#### Exercise requirements
From the listing that follows, output everything exactly except the pictures.

#### Dataset excerpt
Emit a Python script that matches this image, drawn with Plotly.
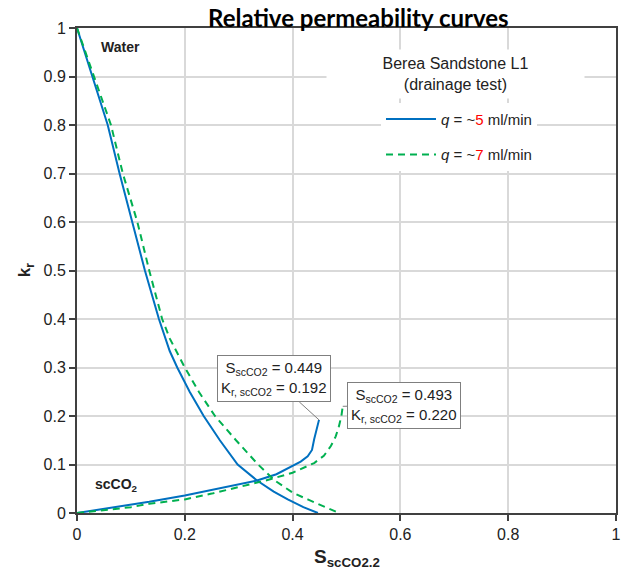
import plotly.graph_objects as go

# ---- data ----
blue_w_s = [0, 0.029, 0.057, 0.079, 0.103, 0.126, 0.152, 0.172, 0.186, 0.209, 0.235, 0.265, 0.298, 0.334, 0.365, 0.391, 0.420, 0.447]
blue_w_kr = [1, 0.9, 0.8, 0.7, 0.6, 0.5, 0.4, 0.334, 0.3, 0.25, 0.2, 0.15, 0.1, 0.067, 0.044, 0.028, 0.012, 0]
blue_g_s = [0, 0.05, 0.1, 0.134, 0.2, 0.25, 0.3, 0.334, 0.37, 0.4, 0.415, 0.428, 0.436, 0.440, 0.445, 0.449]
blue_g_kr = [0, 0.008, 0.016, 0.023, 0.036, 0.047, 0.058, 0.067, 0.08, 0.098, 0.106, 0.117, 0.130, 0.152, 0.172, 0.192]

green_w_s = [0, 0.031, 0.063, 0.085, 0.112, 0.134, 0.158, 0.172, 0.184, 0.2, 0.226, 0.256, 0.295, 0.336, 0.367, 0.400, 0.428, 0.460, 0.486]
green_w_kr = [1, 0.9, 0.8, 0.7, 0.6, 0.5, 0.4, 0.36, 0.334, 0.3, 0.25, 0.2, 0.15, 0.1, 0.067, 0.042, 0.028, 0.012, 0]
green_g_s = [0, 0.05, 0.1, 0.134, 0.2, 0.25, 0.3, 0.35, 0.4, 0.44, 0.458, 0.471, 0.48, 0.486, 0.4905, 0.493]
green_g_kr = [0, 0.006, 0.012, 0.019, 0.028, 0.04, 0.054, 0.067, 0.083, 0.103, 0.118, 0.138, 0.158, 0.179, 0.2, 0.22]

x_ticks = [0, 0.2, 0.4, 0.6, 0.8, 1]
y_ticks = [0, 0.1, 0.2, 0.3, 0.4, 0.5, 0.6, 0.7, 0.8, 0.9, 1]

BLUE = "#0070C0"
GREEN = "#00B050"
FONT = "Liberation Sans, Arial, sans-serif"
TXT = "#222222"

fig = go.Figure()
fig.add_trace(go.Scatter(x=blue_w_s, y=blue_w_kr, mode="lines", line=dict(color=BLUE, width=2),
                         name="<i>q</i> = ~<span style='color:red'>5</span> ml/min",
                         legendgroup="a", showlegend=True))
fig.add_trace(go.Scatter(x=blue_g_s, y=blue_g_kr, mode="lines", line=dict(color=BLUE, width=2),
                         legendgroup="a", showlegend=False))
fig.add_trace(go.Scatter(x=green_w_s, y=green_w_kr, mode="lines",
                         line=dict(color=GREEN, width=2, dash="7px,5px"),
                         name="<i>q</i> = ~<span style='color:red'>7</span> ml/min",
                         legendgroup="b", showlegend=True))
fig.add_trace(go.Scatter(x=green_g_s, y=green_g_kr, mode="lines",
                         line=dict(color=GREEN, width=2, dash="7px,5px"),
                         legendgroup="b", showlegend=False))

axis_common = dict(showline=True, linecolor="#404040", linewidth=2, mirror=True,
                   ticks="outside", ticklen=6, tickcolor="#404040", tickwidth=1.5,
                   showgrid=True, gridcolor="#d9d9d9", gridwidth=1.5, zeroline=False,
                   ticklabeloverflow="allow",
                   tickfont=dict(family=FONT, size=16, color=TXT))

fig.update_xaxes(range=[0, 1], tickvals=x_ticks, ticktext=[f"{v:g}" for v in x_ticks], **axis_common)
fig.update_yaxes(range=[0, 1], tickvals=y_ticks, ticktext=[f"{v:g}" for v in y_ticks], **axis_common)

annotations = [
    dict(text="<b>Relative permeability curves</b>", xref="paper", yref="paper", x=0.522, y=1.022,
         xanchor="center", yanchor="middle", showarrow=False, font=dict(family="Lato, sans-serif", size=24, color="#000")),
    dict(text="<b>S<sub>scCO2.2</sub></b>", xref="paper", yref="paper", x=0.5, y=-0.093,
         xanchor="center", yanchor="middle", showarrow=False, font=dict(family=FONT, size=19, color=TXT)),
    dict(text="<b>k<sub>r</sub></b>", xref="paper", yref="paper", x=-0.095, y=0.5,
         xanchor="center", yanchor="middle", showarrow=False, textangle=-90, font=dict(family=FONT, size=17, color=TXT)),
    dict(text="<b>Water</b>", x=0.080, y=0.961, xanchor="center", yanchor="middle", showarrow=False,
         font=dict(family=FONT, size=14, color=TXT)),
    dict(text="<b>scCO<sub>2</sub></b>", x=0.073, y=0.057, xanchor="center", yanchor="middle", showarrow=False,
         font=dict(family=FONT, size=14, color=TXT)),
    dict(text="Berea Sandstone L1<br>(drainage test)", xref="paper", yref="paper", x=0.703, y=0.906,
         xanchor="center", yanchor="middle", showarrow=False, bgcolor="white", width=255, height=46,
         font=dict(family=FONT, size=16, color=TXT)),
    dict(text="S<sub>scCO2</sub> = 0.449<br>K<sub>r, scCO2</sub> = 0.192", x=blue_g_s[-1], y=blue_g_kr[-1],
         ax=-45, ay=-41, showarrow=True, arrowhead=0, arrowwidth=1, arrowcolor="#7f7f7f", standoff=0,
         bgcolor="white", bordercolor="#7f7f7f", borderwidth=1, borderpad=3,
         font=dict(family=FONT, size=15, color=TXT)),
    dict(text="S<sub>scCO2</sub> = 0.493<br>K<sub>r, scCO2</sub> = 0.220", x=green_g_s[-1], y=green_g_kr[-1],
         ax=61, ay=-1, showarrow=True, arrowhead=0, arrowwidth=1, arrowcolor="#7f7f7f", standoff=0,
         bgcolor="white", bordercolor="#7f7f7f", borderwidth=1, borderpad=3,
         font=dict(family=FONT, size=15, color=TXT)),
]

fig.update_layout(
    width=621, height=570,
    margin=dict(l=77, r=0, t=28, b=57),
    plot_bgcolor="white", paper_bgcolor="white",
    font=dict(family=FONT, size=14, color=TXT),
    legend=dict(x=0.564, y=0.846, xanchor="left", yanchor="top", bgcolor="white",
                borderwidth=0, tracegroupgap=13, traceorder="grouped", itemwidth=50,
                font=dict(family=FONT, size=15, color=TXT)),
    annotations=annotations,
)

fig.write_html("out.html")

#### Expected answer
Emit a Python script that matches this image, drawn with Plotly.
import plotly.graph_objects as go

# ---- data ----
blue_w_s = [0, 0.029, 0.057, 0.079, 0.103, 0.126, 0.152, 0.172, 0.186, 0.209, 0.235, 0.265, 0.298, 0.334, 0.365, 0.391, 0.420, 0.447]
blue_w_kr = [1, 0.9, 0.8, 0.7, 0.6, 0.5, 0.4, 0.334, 0.3, 0.25, 0.2, 0.15, 0.1, 0.067, 0.044, 0.028, 0.012, 0]
blue_g_s = [0, 0.05, 0.1, 0.134, 0.2, 0.25, 0.3, 0.334, 0.37, 0.4, 0.415, 0.428, 0.436, 0.440, 0.445, 0.449]
blue_g_kr = [0, 0.008, 0.016, 0.023, 0.036, 0.047, 0.058, 0.067, 0.08, 0.098, 0.106, 0.117, 0.130, 0.152, 0.172, 0.192]

green_w_s = [0, 0.031, 0.063, 0.085, 0.112, 0.134, 0.158, 0.172, 0.184, 0.2, 0.226, 0.256, 0.295, 0.336, 0.367, 0.400, 0.428, 0.460, 0.486]
green_w_kr = [1, 0.9, 0.8, 0.7, 0.6, 0.5, 0.4, 0.36, 0.334, 0.3, 0.25, 0.2, 0.15, 0.1, 0.067, 0.042, 0.028, 0.012, 0]
green_g_s = [0, 0.05, 0.1, 0.134, 0.2, 0.25, 0.3, 0.35, 0.4, 0.44, 0.458, 0.471, 0.48, 0.486, 0.4905, 0.493]
green_g_kr = [0, 0.006, 0.012, 0.019, 0.028, 0.04, 0.054, 0.067, 0.083, 0.103, 0.118, 0.138, 0.158, 0.179, 0.2, 0.22]

x_ticks = [0, 0.2, 0.4, 0.6, 0.8, 1]
y_ticks = [0, 0.1, 0.2, 0.3, 0.4, 0.5, 0.6, 0.7, 0.8, 0.9, 1]

BLUE = "#0070C0"
GREEN = "#00B050"
FONT = "Liberation Sans, Arial, sans-serif"
TXT = "#222222"

fig = go.Figure()
fig.add_trace(go.Scatter(x=blue_w_s, y=blue_w_kr, mode="lines", line=dict(color=BLUE, width=2),
                         name="<i>q</i> = ~<span style='color:red'>5</span> ml/min",
                         legendgroup="a", showlegend=True))
fig.add_trace(go.Scatter(x=blue_g_s, y=blue_g_kr, mode="lines", line=dict(color=BLUE, width=2),
                         legendgroup="a", showlegend=False))
fig.add_trace(go.Scatter(x=green_w_s, y=green_w_kr, mode="lines",
                         line=dict(color=GREEN, width=2, dash="7px,5px"),
                         name="<i>q</i> = ~<span style='color:red'>7</span> ml/min",
                         legendgroup="b", showlegend=True))
fig.add_trace(go.Scatter(x=green_g_s, y=green_g_kr, mode="lines",
                         line=dict(color=GREEN, width=2, dash="7px,5px"),
                         legendgroup="b", showlegend=False))

axis_common = dict(showline=True, linecolor="#404040", linewidth=2, mirror=True,
                   ticks="outside", ticklen=6, tickcolor="#404040", tickwidth=1.5,
                   showgrid=True, gridcolor="#d9d9d9", gridwidth=1.5, zeroline=False,
                   ticklabeloverflow="allow",
                   tickfont=dict(family=FONT, size=16, color=TXT))

fig.update_xaxes(range=[0, 1], tickvals=x_ticks, ticktext=[f"{v:g}" for v in x_ticks], **axis_common)
fig.update_yaxes(range=[0, 1], tickvals=y_ticks, ticktext=[f"{v:g}" for v in y_ticks], **axis_common)

annotations = [
    dict(text="<b>Relative permeability curves</b>", xref="paper", yref="paper", x=0.522, y=1.022,
         xanchor="center", yanchor="middle", showarrow=False, font=dict(family="Lato, sans-serif", size=24, color="#000")),
    dict(text="<b>S<sub>scCO2.2</sub></b>", xref="paper", yref="paper", x=0.5, y=-0.093,
         xanchor="center", yanchor="middle", showarrow=False, font=dict(family=FONT, size=19, color=TXT)),
    dict(text="<b>k<sub>r</sub></b>", xref="paper", yref="paper", x=-0.095, y=0.5,
         xanchor="center", yanchor="middle", showarrow=False, textangle=-90, font=dict(family=FONT, size=17, color=TXT)),
    dict(text="<b>Water</b>", x=0.080, y=0.961, xanchor="center", yanchor="middle", showarrow=False,
         font=dict(family=FONT, size=14, color=TXT)),
    dict(text="<b>scCO<sub>2</sub></b>", x=0.073, y=0.057, xanchor="center", yanchor="middle", showarrow=False,
         font=dict(family=FONT, size=14, color=TXT)),
    dict(text="Berea Sandstone L1<br>(drainage test)", xref="paper", yref="paper", x=0.703, y=0.906,
         xanchor="center", yanchor="middle", showarrow=False, bgcolor="white", width=255, height=46,
         font=dict(family=FONT, size=16, color=TXT)),
    dict(text="S<sub>scCO2</sub> = 0.449<br>K<sub>r, scCO2</sub> = 0.192", x=blue_g_s[-1], y=blue_g_kr[-1],
         ax=-45, ay=-41, showarrow=True, arrowhead=0, arrowwidth=1, arrowcolor="#7f7f7f", standoff=0,
         bgcolor="white", bordercolor="#7f7f7f", borderwidth=1, borderpad=3,
         font=dict(family=FONT, size=15, color=TXT)),
    dict(text="S<sub>scCO2</sub> = 0.493<br>K<sub>r, scCO2</sub> = 0.220", x=green_g_s[-1], y=green_g_kr[-1],
         ax=61, ay=-1, showarrow=True, arrowhead=0, arrowwidth=1, arrowcolor="#7f7f7f", standoff=0,
         bgcolor="white", bordercolor="#7f7f7f", borderwidth=1, borderpad=3,
         font=dict(family=FONT, size=15, color=TXT)),
]

fig.update_layout(
    width=621, height=570,
    margin=dict(l=77, r=0, t=28, b=57),
    plot_bgcolor="white", paper_bgcolor="white",
    font=dict(family=FONT, size=14, color=TXT),
    legend=dict(x=0.564, y=0.846, xanchor="left", yanchor="top", bgcolor="white",
                borderwidth=0, tracegroupgap=13, traceorder="grouped", itemwidth=50,
                font=dict(family=FONT, size=15, color=TXT)),
    annotations=annotations,
)

fig.write_html("out.html")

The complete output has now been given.